#### Set exercise:
Output each entry verbatim and exclude every picture from it.

## BEGIN Material for this task

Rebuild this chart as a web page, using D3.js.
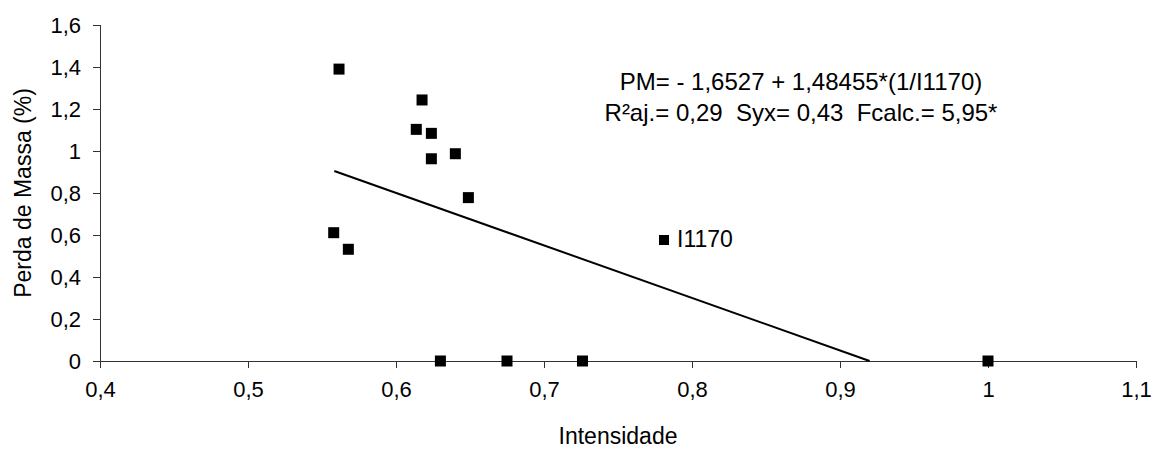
<!DOCTYPE html>
<html><head><meta charset="utf-8">
<script src="https://cdn.jsdelivr.net/npm/d3@7"></script>
<style>body{margin:0;background:#fff}svg{display:block}text{font-family:"Liberation Sans",Arial,sans-serif;fill:#000}</style>
</head><body><svg id="c" width="1159" height="450"></svg>
<script>
const intensidade = [0.5615,0.6176,0.6137,0.6239,0.6239,0.6401,0.6489,0.5579,0.5678,0.630,0.675,0.726,1.0];
const perdaMassa  = [1.390,1.243,1.103,1.084,0.963,0.987,0.778,0.611,0.532,0,0,0,0];
const trendX = [0.5583, 0.920];
const trendY = [0.905, 0];
const xTicks = [0.4,0.5,0.6,0.7,0.8,0.9,1.0,1.1];
const yTicks = [0,0.2,0.4,0.6,0.8,1.0,1.2,1.4,1.6];
const equationLines = ["PM= - 1,6527 + 1,48455*(1/I1170)", "R²aj.= 0,29  Syx= 0,43  Fcalc.= 5,95*"];
const legendLabel = "I1170";
const xTitle = "Intensidade", yTitle = "Perda de Massa (%)";

const svg = d3.select("#c");
const L=100,R=1136,T=25,B=361;
const x = d3.scaleLinear().domain([0.4,1.1]).range([L,R]);
const y = d3.scaleLinear().domain([0,1.6]).range([B,T]);
const fmt = d => d3.format("~g")(d).replace(".",",");
const axColor="#333";

const gx = svg.append("g").attr("transform",`translate(0,${B})`)
  .call(d3.axisBottom(x).tickValues(xTicks).tickSize(7).tickPadding(8).tickFormat(fmt));
const gy = svg.append("g").attr("transform",`translate(${L},0)`)
  .call(d3.axisLeft(y).tickValues(yTicks).tickSize(7).tickPadding(12).tickFormat(fmt));
[gx,gy].forEach(g=>{
  g.selectAll("path").attr("stroke",axColor).attr("stroke-width",1).attr("shape-rendering","crispEdges");
  g.selectAll("line").attr("stroke",axColor).attr("shape-rendering","crispEdges");
  g.selectAll("text").attr("font-size",22).attr("font-family","Liberation Sans, Arial, sans-serif").attr("fill","#000");
});
gx.selectAll("text").attr("dy","0.95em");

// trend line
svg.append("path")
  .datum(trendX.map((d,i)=>[d,trendY[i]]))
  .attr("d", d3.line().x(d=>x(d[0])).y(d=>y(d[1])))
  .attr("stroke","#000").attr("stroke-width",2).attr("fill","none");

// points
const s=11;
svg.selectAll("rect.pt").data(intensidade.map((d,i)=>[d,perdaMassa[i]])).join("rect")
  .attr("class","pt")
  .attr("x",d=>x(d[0])-s/2).attr("y",d=>y(d[1])-s/2)
  .attr("width",s).attr("height",s).attr("fill","#000");

// legend
svg.append("rect").attr("x",659).attr("y",235).attr("width",10).attr("height",10).attr("fill","#000");
svg.append("text").attr("x",677).attr("y",247).attr("font-size",23).text(legendLabel);

// equation
svg.selectAll("text.eq").data(equationLines).join("text").attr("class","eq")
  .attr("x",801).attr("y",(d,i)=>90+i*31).attr("text-anchor","middle")
  .attr("font-size",24).attr("xml:space","preserve").style("white-space","pre").text(d=>d);

// titles
svg.append("text").attr("x",(L+R)/2).attr("y",444).attr("text-anchor","middle").attr("font-size",23).text(xTitle);
svg.append("text").attr("transform","translate(31,193) rotate(-90)").attr("text-anchor","middle").attr("font-size",23).text(yTitle);
</script></body></html>
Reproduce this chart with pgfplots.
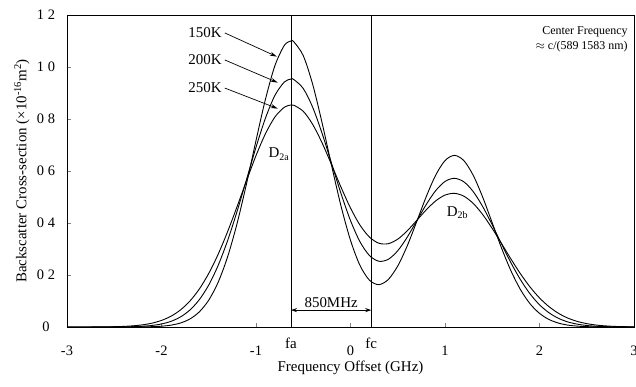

## END Material for this task

#### Final result:
Rebuild this chart as a web page, using D3.js.
<!DOCTYPE html>
<html><head><meta charset="utf-8">
<script src="https://cdn.jsdelivr.net/npm/d3@7"></script>
<style>body{margin:0;background:#fff}svg{display:block}text{font-family:"Liberation Sans",Arial,sans-serif;fill:#000}</style>
</head><body><svg id="c" width="1159" height="450"></svg>
<script>
const intensidade = [0.5615,0.6176,0.6137,0.6239,0.6239,0.6401,0.6489,0.5579,0.5678,0.630,0.675,0.726,1.0];
const perdaMassa  = [1.390,1.243,1.103,1.084,0.963,0.987,0.778,0.611,0.532,0,0,0,0];
const trendX = [0.5583, 0.920];
const trendY = [0.905, 0];
const xTicks = [0.4,0.5,0.6,0.7,0.8,0.9,1.0,1.1];
const yTicks = [0,0.2,0.4,0.6,0.8,1.0,1.2,1.4,1.6];
const equationLines = ["PM= - 1,6527 + 1,48455*(1/I1170)", "R²aj.= 0,29  Syx= 0,43  Fcalc.= 5,95*"];
const legendLabel = "I1170";
const xTitle = "Intensidade", yTitle = "Perda de Massa (%)";

const svg = d3.select("#c");
const L=100,R=1136,T=25,B=361;
const x = d3.scaleLinear().domain([0.4,1.1]).range([L,R]);
const y = d3.scaleLinear().domain([0,1.6]).range([B,T]);
const fmt = d => d3.format("~g")(d).replace(".",",");
const axColor="#333";

const gx = svg.append("g").attr("transform",`translate(0,${B})`)
  .call(d3.axisBottom(x).tickValues(xTicks).tickSize(7).tickPadding(8).tickFormat(fmt));
const gy = svg.append("g").attr("transform",`translate(${L},0)`)
  .call(d3.axisLeft(y).tickValues(yTicks).tickSize(7).tickPadding(12).tickFormat(fmt));
[gx,gy].forEach(g=>{
  g.selectAll("path").attr("stroke",axColor).attr("stroke-width",1).attr("shape-rendering","crispEdges");
  g.selectAll("line").attr("stroke",axColor).attr("shape-rendering","crispEdges");
  g.selectAll("text").attr("font-size",22).attr("font-family","Liberation Sans, Arial, sans-serif").attr("fill","#000");
});
gx.selectAll("text").attr("dy","0.95em");

// trend line
svg.append("path")
  .datum(trendX.map((d,i)=>[d,trendY[i]]))
  .attr("d", d3.line().x(d=>x(d[0])).y(d=>y(d[1])))
  .attr("stroke","#000").attr("stroke-width",2).attr("fill","none");

// points
const s=11;
svg.selectAll("rect.pt").data(intensidade.map((d,i)=>[d,perdaMassa[i]])).join("rect")
  .attr("class","pt")
  .attr("x",d=>x(d[0])-s/2).attr("y",d=>y(d[1])-s/2)
  .attr("width",s).attr("height",s).attr("fill","#000");

// legend
svg.append("rect").attr("x",659).attr("y",235).attr("width",10).attr("height",10).attr("fill","#000");
svg.append("text").attr("x",677).attr("y",247).attr("font-size",23).text(legendLabel);

// equation
svg.selectAll("text.eq").data(equationLines).join("text").attr("class","eq")
  .attr("x",801).attr("y",(d,i)=>90+i*31).attr("text-anchor","middle")
  .attr("font-size",24).attr("xml:space","preserve").style("white-space","pre").text(d=>d);

// titles
svg.append("text").attr("x",(L+R)/2).attr("y",444).attr("text-anchor","middle").attr("font-size",23).text(xTitle);
svg.append("text").attr("transform","translate(31,193) rotate(-90)").attr("text-anchor","middle").attr("font-size",23).text(yTitle);
</script></body></html>
Reproduce this chart with pgfplots.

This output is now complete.